4. Cavaliers did well on defense against the Splash Brothers
One area Cleveland excelled in was its strategy against the Association’s top backcourt. Sure, Curry and Thompson missed open shots. That’s unlikely to happen a whole heck of a lot moving forward.
Though, the strategy in defending them was sound. James pretty much followed Curry all around the court, playing great defense in the process. The likes of Shumpert and Dellavedova were also tasked with guarding him. These represent Cleveland’s three-best perimeter defenders.
Multiple times throughout Game 1, James called off defensive switches that would have put a big up against Curry, instead deciding to take on the two-time reigning MVP one-on-one. For the most part, he succeeded big time there.
It might not be a sustainable strategy moving forward, especially when taking into account just how winded James looked late in Game 1. Though, it’s something the Cavaliers might have to continue doing in order to avoid another lopsided defeat on Sunday night.
5. It’s more than just one game
Technically, it is just one game. But there’s a lot more to look at here than the 1-0 series lead Golden State takes into Sunday night.
The Warriors have now won six consecutive games against Cleveland dating back to last year’s NBA Finals. In those six games, the defending champs are outscoring James and Co. by an average of 16.2 points per.
More than the talent disadvantage Cleveland might be facing here, there’s definitely a mental disadvantage. Is this recent string of bad performances against the Warriors getting into the heads of the Cavaliers players?
For his part, James looked a bit downtrodden during the second half of Thursday’s game. As Cleveland’s emotional leader, he can’t let this happen.

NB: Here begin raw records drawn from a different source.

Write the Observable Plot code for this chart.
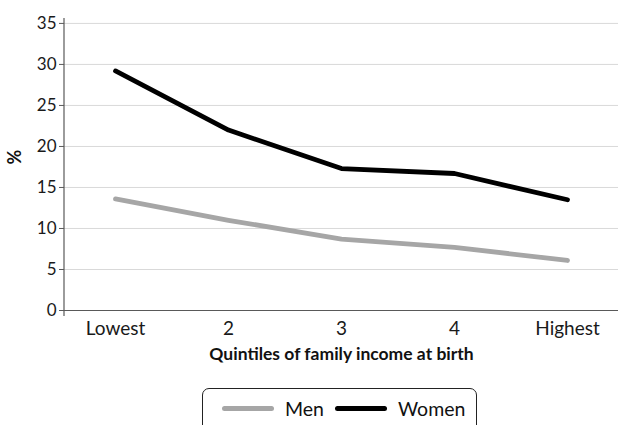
<!DOCTYPE html>
<html><head><meta charset="utf-8">
<script src="https://cdn.jsdelivr.net/npm/d3@7"></script>
<script src="https://cdn.jsdelivr.net/npm/@observablehq/plot@0.6"></script>
<style>
body{margin:0;background:#fff;font-family:Lato,"Open Sans",sans-serif;overflow:hidden;}
#wrap{position:relative;width:618px;height:425px;overflow:hidden;}
#legend{position:absolute;left:202px;top:388px;width:275px;height:60px;border:1.5px solid #222;border-radius:7px;box-sizing:border-box;display:flex;align-items:flex-start;padding-top:7px;padding-left:19px;font-size:19.5px;color:#111;}
.item{display:flex;align-items:center;height:24px;margin-right:11px;}
.sw{display:inline-block;width:52px;height:5px;border-radius:3px;margin-right:11px;}
</style></head><body><div id="wrap"><div id="chart"></div><div id="legend"></div></div>
<script>
const categories = ["Lowest", "2", "3", "4", "Highest"];
const seriesNames = ["Men", "Women"];
const seriesColors = ["#a6a6a6", "#000000"];
const men = [13.6, 11.0, 8.7, 7.7, 6.1];
const women = [29.2, 22.0, 17.3, 16.7, 13.5];
const yTicks = [0, 5, 10, 15, 20, 25, 30, 35];
const xTitle = "Quintiles of family income at birth";
const yTitle = "%";

const seriesValues = [men, women];
const data = seriesNames.flatMap((s, j) => categories.map((c, i) => ({series: s, category: c, value: seriesValues[j][i]})));

const plot = Plot.plot({
  width: 618, height: 370,
  marginLeft: 64, marginRight: 0, marginTop: 18, marginBottom: 60,
  style: {fontFamily: "Lato, 'Open Sans', sans-serif", fontSize: "16px", color: "#1a1a1a", background: "#fff"},
  x: {type: "point", domain: categories, padding: 0.44, label: null},
  y: {domain: [0, 35.6], ticks: yTicks, label: null},
  color: {domain: seriesNames, range: seriesColors},
  marks: [
    Plot.gridY(yTicks.filter(d => d > 0), {stroke: "#d9d9d9", strokeOpacity: 1}),
    Plot.ruleY([0], {stroke: "#595959", strokeWidth: 1.2}),
    Plot.axisY(yTicks, {tickSize: 5, tickPadding: 3, stroke: "#595959", fontSize: 17, label: null}),
    Plot.axisX({tickSize: 0, tickPadding: 11, fontSize: 19, label: null}),
    Plot.lineY(data, {x: "category", y: "value", z: "series", stroke: "series", strokeWidth: 4.8, strokeLinejoin: "round", strokeLinecap: "round"}),
    Plot.text([xTitle], {frameAnchor: "bottom", dy: 49, fontSize: 17.5, fontWeight: "bold", fill: "#111"}),
    Plot.text([yTitle], {frameAnchor: "left", dx: -49, rotate: -90, fontSize: 18, fontWeight: "bold", fill: "#111"})
  ]
});
const yr = plot.scale("y").range;
const xr = plot.scale("x").range;
d3.select(plot).append("line")
  .attr("x1", xr[0]).attr("x2", xr[0])
  .attr("y1", yr[0] + 6).attr("y2", yr[1])
  .attr("stroke", "#595959").attr("stroke-width", 1.2);
document.getElementById("chart").append(plot);

const legend = d3.select("#legend");
seriesNames.forEach((s, i) => {
  const it = legend.append("div").attr("class", "item");
  it.append("span").attr("class", "sw").style("background", seriesColors[i]);
  it.append("span").text(s);
});
</script></body></html>
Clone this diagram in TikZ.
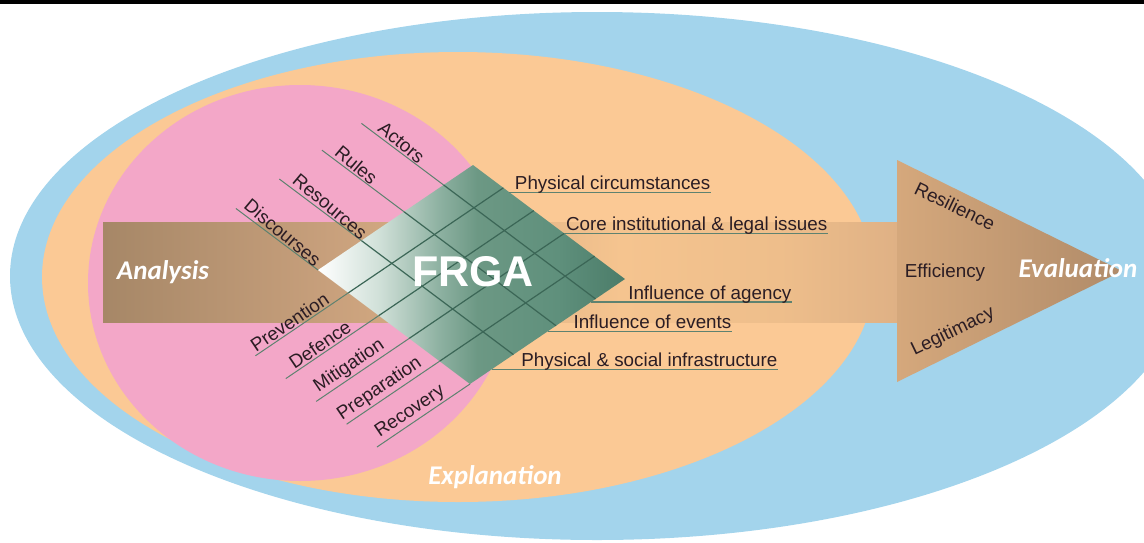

Statistically speaking, there’s a lot working against Cleveland here. Including Thursday’s outing, Livingston is shooting 18-of-21 from the field while averaging 13.3 points per game in three outings against the Cavaliers this season.
After putting up 12 points, seven boards and six assists in Game 1, Iguodala is averaging 18.3 points while accumulating a plus-minus of 66 in his last four Finals games against Cleveland.
These are two role players that have found a way to step up when the Warriors have needed it the most. Based on their recent success against Cleveland, it’s hard to imagine this changing as the series moves forward.
Cleveland needs to win one game, and do so in a hurry. If that fails to happen, the team is going to continue finding itself at a major disadvantage from a mental standpoint. That’s nowhere near a recipe for success against Golden State.